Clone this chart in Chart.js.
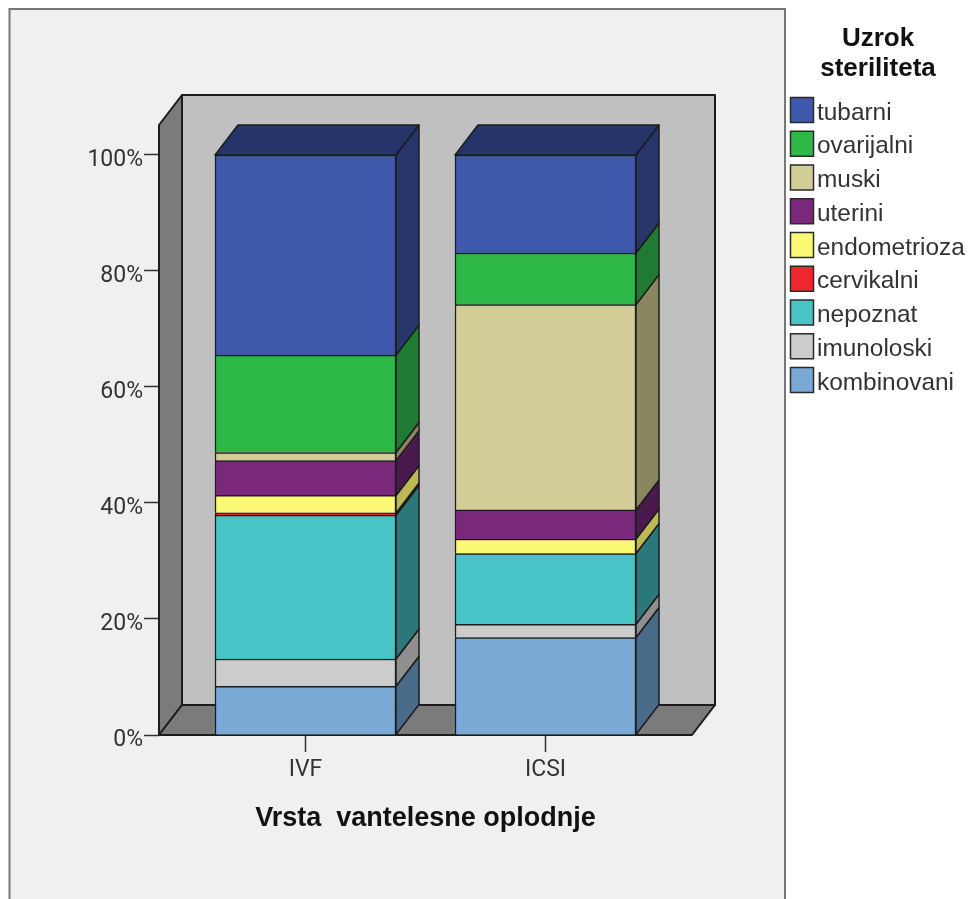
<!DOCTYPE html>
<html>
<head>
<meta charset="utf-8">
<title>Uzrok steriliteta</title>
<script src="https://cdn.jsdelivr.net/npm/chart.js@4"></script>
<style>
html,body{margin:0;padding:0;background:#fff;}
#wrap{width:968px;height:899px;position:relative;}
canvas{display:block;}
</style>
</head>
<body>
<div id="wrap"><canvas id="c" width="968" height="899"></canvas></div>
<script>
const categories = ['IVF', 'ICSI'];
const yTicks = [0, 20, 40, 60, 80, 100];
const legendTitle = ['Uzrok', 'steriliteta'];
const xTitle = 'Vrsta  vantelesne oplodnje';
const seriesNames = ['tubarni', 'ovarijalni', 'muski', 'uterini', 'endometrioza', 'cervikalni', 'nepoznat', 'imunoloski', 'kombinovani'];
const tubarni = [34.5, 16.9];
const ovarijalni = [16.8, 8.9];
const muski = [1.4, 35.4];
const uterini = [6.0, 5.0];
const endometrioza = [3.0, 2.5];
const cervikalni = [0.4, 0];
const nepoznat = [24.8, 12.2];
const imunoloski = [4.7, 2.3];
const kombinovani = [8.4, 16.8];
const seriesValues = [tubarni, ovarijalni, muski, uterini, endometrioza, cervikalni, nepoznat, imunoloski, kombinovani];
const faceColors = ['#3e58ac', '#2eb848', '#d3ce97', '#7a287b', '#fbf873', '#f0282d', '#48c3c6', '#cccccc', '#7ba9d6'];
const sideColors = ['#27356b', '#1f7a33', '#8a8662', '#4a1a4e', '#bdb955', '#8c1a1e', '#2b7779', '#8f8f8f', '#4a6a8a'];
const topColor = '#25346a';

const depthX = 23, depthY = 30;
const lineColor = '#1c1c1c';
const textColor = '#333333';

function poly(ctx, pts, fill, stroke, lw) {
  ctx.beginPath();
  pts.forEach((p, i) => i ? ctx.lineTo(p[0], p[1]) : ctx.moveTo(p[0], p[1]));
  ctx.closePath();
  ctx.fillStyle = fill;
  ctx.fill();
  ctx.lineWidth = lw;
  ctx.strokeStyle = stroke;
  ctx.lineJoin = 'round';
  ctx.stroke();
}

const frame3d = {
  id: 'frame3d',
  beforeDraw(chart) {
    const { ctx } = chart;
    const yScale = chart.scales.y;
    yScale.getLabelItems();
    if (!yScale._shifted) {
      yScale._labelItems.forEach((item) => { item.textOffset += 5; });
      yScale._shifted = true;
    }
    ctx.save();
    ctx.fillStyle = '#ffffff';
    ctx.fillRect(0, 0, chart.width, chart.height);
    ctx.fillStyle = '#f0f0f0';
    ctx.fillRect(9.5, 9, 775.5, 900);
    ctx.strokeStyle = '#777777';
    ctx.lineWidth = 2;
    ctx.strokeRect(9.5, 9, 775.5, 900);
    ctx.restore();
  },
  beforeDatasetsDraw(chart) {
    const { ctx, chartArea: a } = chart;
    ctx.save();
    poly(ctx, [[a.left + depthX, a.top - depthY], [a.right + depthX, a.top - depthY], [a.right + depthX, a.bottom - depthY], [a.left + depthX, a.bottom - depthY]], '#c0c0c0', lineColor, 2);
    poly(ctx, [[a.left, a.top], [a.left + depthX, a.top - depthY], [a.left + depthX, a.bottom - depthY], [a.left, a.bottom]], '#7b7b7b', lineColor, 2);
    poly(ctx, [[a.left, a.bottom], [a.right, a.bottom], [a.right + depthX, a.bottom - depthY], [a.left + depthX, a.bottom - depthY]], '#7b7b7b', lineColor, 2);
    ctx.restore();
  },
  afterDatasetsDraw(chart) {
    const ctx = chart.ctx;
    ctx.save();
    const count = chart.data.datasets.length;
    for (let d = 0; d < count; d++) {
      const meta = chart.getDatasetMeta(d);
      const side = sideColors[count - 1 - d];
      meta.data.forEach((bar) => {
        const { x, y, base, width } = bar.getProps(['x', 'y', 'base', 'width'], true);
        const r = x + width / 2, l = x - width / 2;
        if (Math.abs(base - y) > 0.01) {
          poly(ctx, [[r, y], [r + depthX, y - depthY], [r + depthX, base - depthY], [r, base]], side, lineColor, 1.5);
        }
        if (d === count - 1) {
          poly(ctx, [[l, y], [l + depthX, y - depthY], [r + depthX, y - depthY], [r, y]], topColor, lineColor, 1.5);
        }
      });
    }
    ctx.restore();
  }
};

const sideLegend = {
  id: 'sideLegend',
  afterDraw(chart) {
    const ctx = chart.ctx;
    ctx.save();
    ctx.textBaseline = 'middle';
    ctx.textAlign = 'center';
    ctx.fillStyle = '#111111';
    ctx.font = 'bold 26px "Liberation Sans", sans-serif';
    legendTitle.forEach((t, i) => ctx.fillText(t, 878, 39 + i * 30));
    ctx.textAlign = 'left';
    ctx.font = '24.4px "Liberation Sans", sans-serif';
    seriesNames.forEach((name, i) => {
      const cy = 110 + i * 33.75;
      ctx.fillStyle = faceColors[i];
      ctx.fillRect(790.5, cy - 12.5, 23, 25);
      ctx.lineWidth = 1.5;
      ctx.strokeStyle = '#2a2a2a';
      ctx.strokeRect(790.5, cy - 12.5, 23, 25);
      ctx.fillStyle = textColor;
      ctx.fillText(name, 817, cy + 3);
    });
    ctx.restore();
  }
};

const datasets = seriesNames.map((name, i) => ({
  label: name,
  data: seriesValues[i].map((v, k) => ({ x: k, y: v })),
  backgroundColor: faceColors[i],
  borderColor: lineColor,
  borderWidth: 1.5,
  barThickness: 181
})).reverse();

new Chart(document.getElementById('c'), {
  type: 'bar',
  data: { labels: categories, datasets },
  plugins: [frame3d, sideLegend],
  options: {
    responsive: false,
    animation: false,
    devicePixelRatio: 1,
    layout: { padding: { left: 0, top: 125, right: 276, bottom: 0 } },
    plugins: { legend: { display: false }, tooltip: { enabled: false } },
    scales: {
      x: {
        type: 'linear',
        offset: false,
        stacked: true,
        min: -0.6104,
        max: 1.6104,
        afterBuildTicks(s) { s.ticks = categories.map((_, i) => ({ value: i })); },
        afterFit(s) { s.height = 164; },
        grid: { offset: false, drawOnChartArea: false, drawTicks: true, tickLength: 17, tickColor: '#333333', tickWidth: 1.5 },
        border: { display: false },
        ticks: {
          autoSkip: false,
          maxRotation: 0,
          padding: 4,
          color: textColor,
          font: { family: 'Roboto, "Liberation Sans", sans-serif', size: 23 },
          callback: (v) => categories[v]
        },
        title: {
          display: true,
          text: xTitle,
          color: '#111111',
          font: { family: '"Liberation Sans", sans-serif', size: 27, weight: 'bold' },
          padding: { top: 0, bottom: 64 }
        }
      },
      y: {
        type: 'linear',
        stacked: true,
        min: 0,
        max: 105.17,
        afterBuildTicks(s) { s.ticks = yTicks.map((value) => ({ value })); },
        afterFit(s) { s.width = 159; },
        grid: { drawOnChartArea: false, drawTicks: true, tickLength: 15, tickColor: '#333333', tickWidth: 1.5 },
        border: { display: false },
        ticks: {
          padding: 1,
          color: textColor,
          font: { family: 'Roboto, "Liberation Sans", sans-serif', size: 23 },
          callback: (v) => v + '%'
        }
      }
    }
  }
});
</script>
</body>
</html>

--

> [REQUIREMENT]: Each line from the top of the material through the line containing "const textColor = '#333333';" should be reproduced exactly; please drop any images.

> [FINISHED ANSWER]:
Clone this chart in Chart.js.
<!DOCTYPE html>
<html>
<head>
<meta charset="utf-8">
<title>Uzrok steriliteta</title>
<script src="https://cdn.jsdelivr.net/npm/chart.js@4"></script>
<style>
html,body{margin:0;padding:0;background:#fff;}
#wrap{width:968px;height:899px;position:relative;}
canvas{display:block;}
</style>
</head>
<body>
<div id="wrap"><canvas id="c" width="968" height="899"></canvas></div>
<script>
const categories = ['IVF', 'ICSI'];
const yTicks = [0, 20, 40, 60, 80, 100];
const legendTitle = ['Uzrok', 'steriliteta'];
const xTitle = 'Vrsta  vantelesne oplodnje';
const seriesNames = ['tubarni', 'ovarijalni', 'muski', 'uterini', 'endometrioza', 'cervikalni', 'nepoznat', 'imunoloski', 'kombinovani'];
const tubarni = [34.5, 16.9];
const ovarijalni = [16.8, 8.9];
const muski = [1.4, 35.4];
const uterini = [6.0, 5.0];
const endometrioza = [3.0, 2.5];
const cervikalni = [0.4, 0];
const nepoznat = [24.8, 12.2];
const imunoloski = [4.7, 2.3];
const kombinovani = [8.4, 16.8];
const seriesValues = [tubarni, ovarijalni, muski, uterini, endometrioza, cervikalni, nepoznat, imunoloski, kombinovani];
const faceColors = ['#3e58ac', '#2eb848', '#d3ce97', '#7a287b', '#fbf873', '#f0282d', '#48c3c6', '#cccccc', '#7ba9d6'];
const sideColors = ['#27356b', '#1f7a33', '#8a8662', '#4a1a4e', '#bdb955', '#8c1a1e', '#2b7779', '#8f8f8f', '#4a6a8a'];
const topColor = '#25346a';

const depthX = 23, depthY = 30;
const lineColor = '#1c1c1c';
const textColor = '#333333';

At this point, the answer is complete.